At the Clinton Global Initiative this afternoon, Hillary Clinton explained how improving the health and welfare of millions of people in the developing world could be as simple as changing the kind of stove people use to cook dinner.
Traditional cooking methods are heavily reliant on wood and other biomass for fuel. In turn, the widespread use of traditional cookstoves has resulted in natural resource depletion in places where wood and other fuel is already hard to come by. This means that people—mostly women—must search farther and farther to find fuel for cooking. In refugee camps and conflict zones, the search for fuel sometimes exposes women to severe risks to their personal security.

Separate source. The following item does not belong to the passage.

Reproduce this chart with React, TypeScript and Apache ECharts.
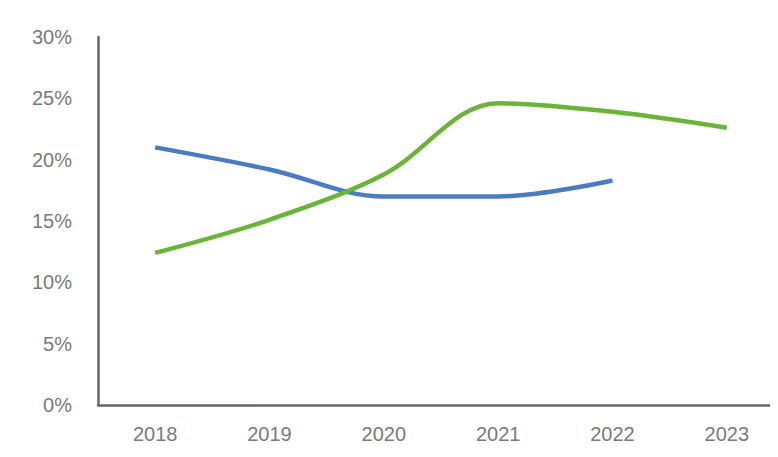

Inefficient cookstoves also contribute to climate change through emissions of greenhouse gases such as carbon dioxide and methane, and aerosols such as black carbon. According to the World Health Organization, exposure to smoke from traditional cookstoves and open fires is the cause of 1.9 million premature deaths annually. As Secretary Clinton said today, this is twice the number of people who die from Malaria each year. Women and children are most at risk.
But what if a cookstove could be introduced throughout the developing world uses less fuel, and burns the fuel it does use in the cleaner fashion? That is the idea behind the Global Alliance for Clean Cookstoves launched by Secretary Clinton. (Disclosure: the UN Foundation is leading this alliance.) Fuel-efficient “clean” cookstoves would save lives and release fewer toxins into the atmosphere. Increased fuel efficiency means women would not have to spend their days collecting wood, and instead focus on other more economically productive endeavors.

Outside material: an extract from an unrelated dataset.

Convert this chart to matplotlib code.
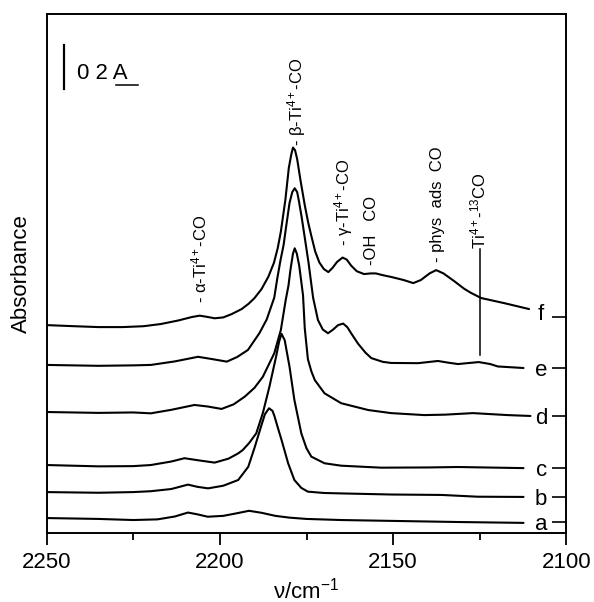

The Global Clean Cookstove Alliance is a group of fifteen government agencies international organizations, corporations and private philanthropies that will bring this idea to scale. This group will use its considerable clout and resources to help create a sustainable, global market for clean cookstoves. Their goal is to reach 100 million new homes by 2020.

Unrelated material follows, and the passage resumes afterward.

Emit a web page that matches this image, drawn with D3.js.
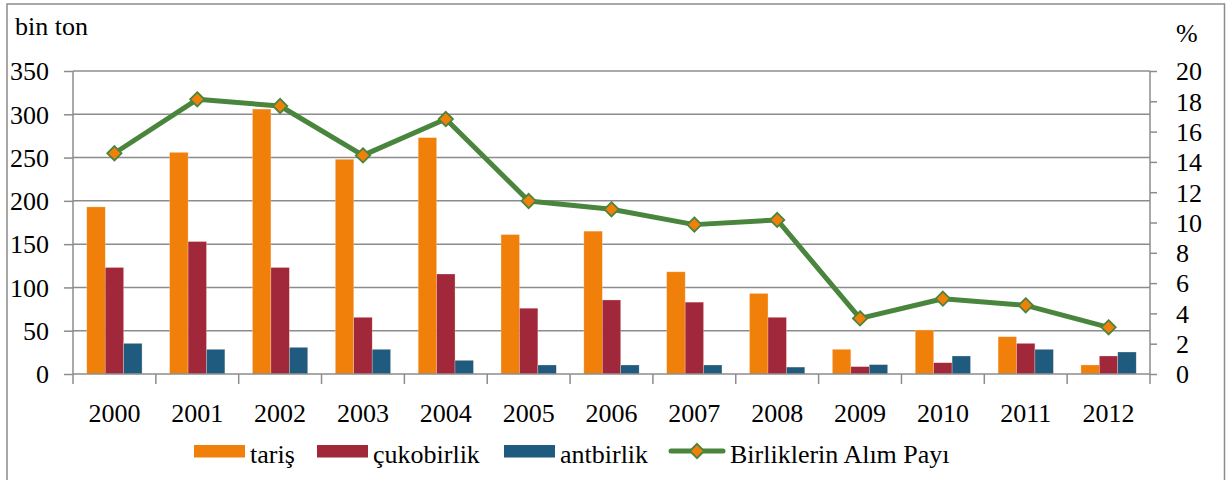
<!DOCTYPE html>
<html><head><meta charset="utf-8">
<script src="https://cdn.jsdelivr.net/npm/d3@7"></script>
<style>body{margin:0;background:#fff}svg{display:block}svg text{font-family:'Liberation Serif','Tinos','Times New Roman',Times,'DejaVu Serif',serif;fill:#000}</style>
</head><body><svg id="c" width="1226" height="480"></svg>
<script>
const years = ["2000","2001","2002","2003","2004","2005","2006","2007","2008","2009","2010","2011","2012"];
const taris = [193,256,306,248,273,161,165,118,93,28.5,50.8,43,10.4];
const cukobirlik = [123,153,123,65.5,115.5,76,85.5,83,65.5,8.5,13,35.4,20.8];
const antbirlik = [35.4,28.5,30.8,28.5,15.8,10.4,10.4,10.4,8,10.8,20.8,28.5,25.4];
const pay = [14.57,18.13,17.69,14.43,16.83,11.42,10.87,9.86,10.17,3.67,4.97,4.53,3.08];
const leftTicks = [0,50,100,150,200,250,300,350];
const rightTicks = [0,2,4,6,8,10,12,14,16,18,20];
const seriesNames = ["tariş","çukobirlik","antbirlik","Birliklerin Alım Payı"];
const colors = {taris:"#F0800A", cuko:"#A0283A", ant:"#1F5B7E", line:"#4A853D", grid:"#8C8C8C"};

const svg = d3.select("#c");
const L=73, R=1150, T=71, B=374;
svg.append("rect").attr("x",7).attr("y",4).attr("width",1217.5).attr("height",490)
  .attr("fill","none").attr("stroke","#8C8C8C").attr("stroke-width",1.5);

const x = d3.scaleBand().domain(years).range([L,R]).paddingInner(0).paddingOuter(0);
const yL = d3.scaleLinear().domain([0,350]).range([B,T]);
const yR = d3.scaleLinear().domain([0,20]).range([B,T]);
const bw = x.bandwidth()/4.5;
const gOff = (x.bandwidth()-3*bw)/2;

svg.append("g").selectAll("line").data(leftTicks.filter(d=>d>0)).join("line")
  .attr("x1",L).attr("x2",R).attr("y1",d=>yL(d)).attr("y2",d=>yL(d))
  .attr("stroke",colors.grid).attr("stroke-width",1.5);

const series = [[taris,colors.taris],[cukobirlik,colors.cuko],[antbirlik,colors.ant]];
series.forEach(([vals,col],si)=>{
  svg.append("g").selectAll("rect").data(years).join("rect")
    .attr("x",(d)=>x(d)+gOff+si*bw).attr("width",bw)
    .attr("y",(d,i)=>yL(vals[i])).attr("height",(d,i)=>B-yL(vals[i]))
    .attr("fill",col).attr("stroke","#fbe3d0").attr("stroke-width",0.5).attr("stroke-opacity",0.6);
});

function styleAxis(g){
  g.select(".domain").attr("stroke",colors.grid).attr("stroke-width",1.5);
  g.selectAll(".tick line").attr("stroke",colors.grid).attr("stroke-width",1.5);
  g.selectAll("text").attr("font-size",26).attr("fill","#000").attr("font-family",null);
  g.attr("font-family",null);
}
const axL = svg.append("g").attr("transform",`translate(${L},0)`)
  .call(d3.axisLeft(yL).tickValues(leftTicks).tickSize(9).tickPadding(15));
styleAxis(axL);
axL.select(".domain").attr("d",`M0,${T}V${B}`);
axL.selectAll("text").attr("dy","0.34em");

const axR = svg.append("g").attr("transform",`translate(${R},0)`)
  .call(d3.axisRight(yR).tickValues(rightTicks).tickSize(7).tickPadding(19));
styleAxis(axR);
axR.select(".domain").attr("d",`M0,${T}V${B}`);
axR.selectAll("text").attr("dy","0.34em");

const axB = svg.append("g").attr("transform",`translate(0,${B})`)
  .call(d3.axisBottom(x).tickSize(0).tickPadding(30));
styleAxis(axB);
axB.select(".domain").attr("d",`M${L},0H${R}`);
const bounds = years.map(d=>x(d)).concat([R]);
svg.append("g").selectAll("line").data(bounds).join("line")
  .attr("x1",d=>d).attr("x2",d=>d).attr("y1",B).attr("y2",B+10)
  .attr("stroke",colors.grid).attr("stroke-width",1.5);

const cx = d=>x(d)+x.bandwidth()/2;
const line = d3.line().x((d,i)=>cx(years[i])).y(d=>yR(d));
svg.append("path").datum(pay).attr("d",line).attr("fill","none")
  .attr("stroke",colors.line).attr("stroke-width",5).attr("stroke-linejoin","round");
const diamond = d3.symbol().type(d3.symbolDiamond2).size(130);
svg.append("g").selectAll("path").data(pay).join("path")
  .attr("d",diamond).attr("transform",(d,i)=>`translate(${cx(years[i])},${yR(d)})`)
  .attr("fill",colors.taris).attr("stroke",colors.line).attr("stroke-width",1.8);

svg.append("text").attr("x",15).attr("y",35).attr("font-size",26).text("bin ton");
svg.append("text").attr("x",1176).attr("y",42).attr("font-size",26).text("%");

const lg = svg.append("g");
const legendItems = [
  {name:seriesNames[0],col:colors.taris,x:194,tx:250},
  {name:seriesNames[1],col:colors.cuko,x:317,tx:373},
  {name:seriesNames[2],col:colors.ant,x:504,tx:560},
];
legendItems.forEach(it=>{
  lg.append("rect").attr("x",it.x).attr("y",445).attr("width",51).attr("height",12.5).attr("fill",it.col);
  lg.append("text").attr("x",it.tx).attr("y",463).attr("font-size",26).text(it.name);
});
lg.append("line").attr("x1",671).attr("x2",723).attr("y1",451).attr("y2",451)
  .attr("stroke",colors.line).attr("stroke-width",5).attr("stroke-linecap","round");
lg.append("path").attr("d",diamond).attr("transform","translate(697,451)")
  .attr("fill",colors.taris).attr("stroke",colors.line).attr("stroke-width",1.8);
lg.append("text").attr("x",730).attr("y",463).attr("font-size",26).text(seriesNames[3]);
</script></body></html>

Compared to other global development imperatives, clean cookstoves have not received much attention. But this is precisely the kind of innovation that could make a huge impact in the global fight against poverty, disease, and environmental degradation.
In previous eras technological breakthroughs have been responsible for great leaps forward in the human condition. A relatively cheap polio vaccine, for example, replaced the expensive iron lung contraptions. It suddenly became much easier—and cheaper—to bring the fight against polio to even the most remote places on the planet. Today, polio has been nearly wiped off the face of the earth.
The combination of investing in new technologies, then bringing successful innovations to scale, offers the most hopeful prospect for reaching the Millennium Development Goals. These innovations can come in the most unlikely of places — apparently, even the kitchen.